Hold Yer Nose and Vote

 

Because I will be out of town on election day, I took an absentee ballot. At the end of last week, I decided it was time to vote, and after skipping the presidential race for the moment, I went down the list and made my selections. Then I slipped the ballot into the special envelope, sealed it, put a stamp on it, and put it off on a corner of my desk. At some point, it occurred to me that I hadn’t punched a presidential hole. I sat looking at the envelope, wondering whether I should open it and choose someone who might wind up in the White House on January 20th.

I had approached the presidential race thinking that Gore would be way ahead here in California, and that I could vote for Nader, whose politics are more aligned with mine than are any of the other candidates. Not that I like Nader; his public persona is unnecessarily anti-social. He’s a policy wonk who apparently lacks any real personality, at least one that is conducive to good politicking, and, should he be successful, management. For after all, that’s what the presidency is about isn’t it? The chief executive of the free world.

But Nader has been over-enjoying the role of a spoiler. Once reluctant to campaign, he has taken to the trail with an inelegant fervor, declaiming any difference between Gore and Bush. He also said that reproductive choice wasn’t really an issue. Horse hockey. Ole Ralph, the grandfather of the consumer movement, unsold me on voting for him.
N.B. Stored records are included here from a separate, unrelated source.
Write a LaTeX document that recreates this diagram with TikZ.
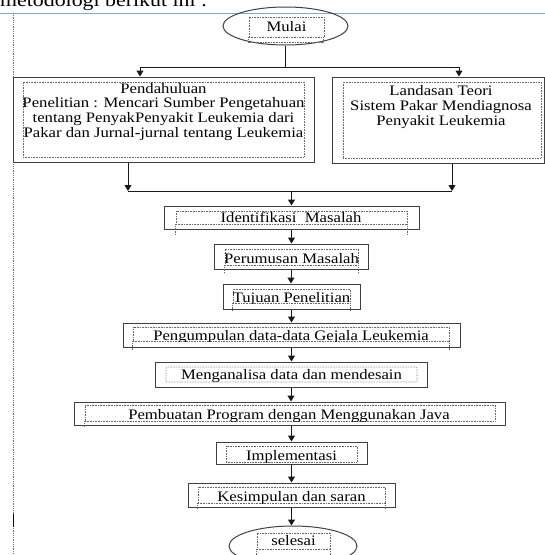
\documentclass[tikz,border=0pt]{standalone}
\usepackage{fontspec}
\setmainfont{Liberation Serif}[FakeStretch=1.15]
\usetikzlibrary{arrows.meta,shapes.geometric}
\newcommand\cliptext[5]{\begin{scope}\clip (0,0) rectangle (545,#4);\node[txt] (#1) at (#2,#3) {#5};\end{scope}}
\begin{document}
\begin{tikzpicture}[x=1pt,y=-1pt,
  outer/.style={draw=black!75, line width=1pt, inner sep=0pt},
  frame/.style={draw=black!60, densely dotted, line width=0.6pt, inner sep=0pt},
  txt/.style={inner sep=0pt, anchor=base, font=\fontsize{14.5}{14.7}\selectfont},
  mtxt/.style={inner sep=0pt, anchor=north, align=center, font=\fontsize{14.5}{14.7}\selectfont},
  conn/.style={draw=black!90, line width=1pt},
  arr/.style={conn, -{Triangle[length=6pt,width=7pt]}},
  tick/.style={draw=black!60, densely dotted, line width=0.6pt}]
\useasboundingbox (0,0) rectangle (545,555);
\begin{scope}
\clip (0,0) rectangle (545,555);
% page decorations
\node[anchor=base west, inner sep=0pt, font=\fontsize{19}{22}\selectfont] (head) at (0,6.5) {metodologi berikut ini :};
\draw[draw={rgb,255:red,140;green,165;blue,205}, line width=1pt] (0,13) -- (545,13);
\draw[draw=black!55, densely dotted, line width=0.8pt] (13,13) -- (13,555);
\draw[draw=black, line width=1.6pt] (13.5,514) -- (13.5,527);

% start
\node[outer, ellipse, minimum width=125pt, minimum height=38pt] (mulai) at (285.5,26) {};
\node[frame, minimum width=75pt, minimum height=20pt] (mulaiF) at (286.5,27) {};
\draw[tick] (mulaiF.south west) -- ++(0,5) -- ++(75,0) -- ++(0,-5);
\node[txt] (mulaiT) at (286.5,31) {Mulai};

% two top boxes
\node[outer, minimum width=301pt, minimum height=85pt] (pend) at (163.5,119.5) {};
\node[frame, minimum width=281pt, minimum height=75pt] (pendF) at (163.5,119.5) {};
\node[mtxt] (pendT) at (163.5,83) {Pendahuluan\\Penelitian : Mencari Sumber Pengetahuan\\tentang PenyakPenyakit Leukemia dari\\Pakar dan Jurnal-jurnal tentang Leukemia};

\node[outer, minimum width=212pt, minimum height=86pt] (land) at (438,120) {};
\node[frame, minimum width=198pt, minimum height=76pt] (landF) at (442,120) {};
\node[mtxt] (landT) at (441,85.5) {Landasan Teori\\Sistem Pakar Mendiagnosa\\Penyakit Leukemia};

% sequence boxes
\node[outer, minimum width=255pt, minimum height=23pt] (ident) at (291.5,217.5) {};
\node[frame, minimum width=231pt, minimum height=13pt] (identF) at (291.5,217.5) {};
\draw[tick] (identF.south west) -- ++(0,11) (identF.south east) -- ++(0,11);
\cliptext{identT}{291}{222.5}{224.5}{Identifikasi~ Masalah}

\node[outer, minimum width=154pt, minimum height=25pt] (perum) at (291,256.5) {};
\node[frame, minimum width=133pt, minimum height=16pt] (perumF) at (291.5,257) {};
\draw[tick] (perumF.south west) -- ++(0,8) (perumF.south east) -- ++(0,8);
\cliptext{perumT}{291.5}{263.5}{265.5}{Perumusan Masalah}

\node[outer, minimum width=137pt, minimum height=25pt] (tujuan) at (291.5,296.5) {};
\node[frame, minimum width=117pt, minimum height=14pt] (tujuanF) at (291.5,296) {};
\draw[tick] (tujuanF.south west) -- ++(0,8) (tujuanF.south east) -- ++(0,8);
\cliptext{tujuanT}{291.5}{302}{303.5}{Tujuan Penelitian}

\node[outer, minimum width=337pt, minimum height=24pt] (kumpul) at (291.5,335) {};
\node[frame, minimum width=316pt, minimum height=14pt] (kumpulF) at (291,334) {};
\draw[tick] (kumpulF.south west) -- ++(0,9) (kumpulF.south east) -- ++(0,9);
\cliptext{kumpulT}{291}{340}{341.5}{Pengumpulan data-data Gejala Leukemia}

\node[outer, minimum width=272pt, minimum height=25pt] (analisa) at (291,374.5) {};
\node[frame, rounded corners=2pt, minimum width=251pt, minimum height=15pt] (analisaF) at (291.5,374.5) {};
\node[txt] (analisaT) at (291.5,379.5) {Menganalisa data dan mendesain};

\node[outer, minimum width=431pt, minimum height=23pt] (buat) at (289.5,413.5) {};
\node[frame, minimum width=410pt, minimum height=16pt] (buatF) at (290,413) {};
\draw[tick] (buatF.south west) -- ++(0,6);
\cliptext{buatT}{289}{419.5}{421.5}{Pembuatan Program dengan Menggunakan Java}

\node[outer, minimum width=151pt, minimum height=22pt] (impl) at (291.5,453) {};
\node[frame, minimum width=131pt, minimum height=16pt] (implF) at (291.5,454) {};
\cliptext{implT}{291.5}{460}{462}{Implementasi}

\node[outer, minimum width=207pt, minimum height=24pt] (kesimp) at (291.5,495) {};
\node[frame, minimum width=187pt, minimum height=16pt] (kesimpF) at (291.5,495) {};
\draw[tick] (kesimpF.south west) -- ++(0,5) (kesimpF.south east) -- ++(0,5);
\cliptext{kesimpT}{291.5}{501.5}{503.5}{Kesimpulan dan saran}

\node[outer, ellipse, minimum width=128pt, minimum height=40pt] (selesai) at (293,546) {};
\node[frame, minimum width=73pt, minimum height=16pt] (selesaiF) at (293.5,541) {};
\draw[tick] (selesaiF.south west) -- ++(0,12) (selesaiF.south east) -- ++(0,12);
\node[txt] (selesaiT) at (293.5,545) {selesai};

% connectors: top split
\coordinate (jl) at (140,67);
\coordinate (jr) at (459,67);
\draw[conn] (mulai.south) -- (mulai.south |- jl);
\draw[conn] (jl) -- (jr);
\draw[arr] (jl) -- (jl |- pend.north);
\draw[arr] (jr) -- (jr |- land.north);

% merge
\coordinate (bl) at (128,191);
\coordinate (br) at (452,191);
\draw[arr] (bl |- pend.south) -- (bl);
\draw[arr] (br |- land.south) -- (br);
\draw[conn] (bl) -- (br);
\draw[arr] (ident.north |- bl) -- (ident.north);

% chain
\draw[arr] (ident.south) -- (ident.south |- perum.north);
\draw[arr] (perum.south) -- (perum.south |- tujuan.north);
\draw[arr] (tujuan.south) -- (tujuan.south |- kumpul.north);
\draw[arr] (kumpul.south) -- (kumpul.south |- analisa.north);
\draw[arr] (analisa.south) -- (analisa.south |- buat.north);
\draw[arr] (impl.north |- buat.south) -- (impl.north);
\draw[arr] (impl.south) -- (impl.south |- kesimp.north);
\draw[arr] (kesimp.south) -- (kesimp.south |- selesai.north);
\end{scope}
\end{tikzpicture}
\end{document}
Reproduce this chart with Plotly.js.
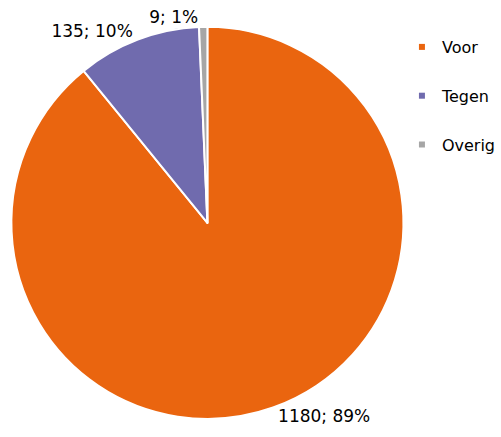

That still didn’t mean that I was going to slit the envelope and vote for anyone. Gore is to be pitied for some of his mistakes, but he really has pushed the envelope. The "enhancements" as Bush calls them are ridiculous. What concerns me, however, is not the lies, which speak for his character quite plainly, but the fact that there is very little positive to say about The Wooden One.

What makes Gore look better -- but not good -- is his chief opponent, who clearly lacks the necessary intelligence to be president. He really doesn’t know what he’s talking about, and is trying to sell the notion that he knows where to find the information. A rock-rib Republican office holder I know said the other day that the "circle of advisors" was about the only reason he could grab onto to justify his voting for Bush-Lite.

This isn’t about the DUI, or even about Bush lying to the Dallas Morning News reporter. Bush really has a very shady past, though you won’t find it in the general media. His hands are dirty from a whole bunch of questionable deals, including an occasion where he conveniently sold his shares in a company which promptly tanked. It wasn’t one deal, either; it was a pattern. Same with Cheney, who decries big government, except when the State Department was helping his Halliburton Company secure lucrative foreign contracts.

I did open the envelope. I did punch Gore’s number. And I didn’t feel good about it. Will it make a difference? Not likely here in The Golden State.

And that’s SetonnoteS...I’m Tony Seton.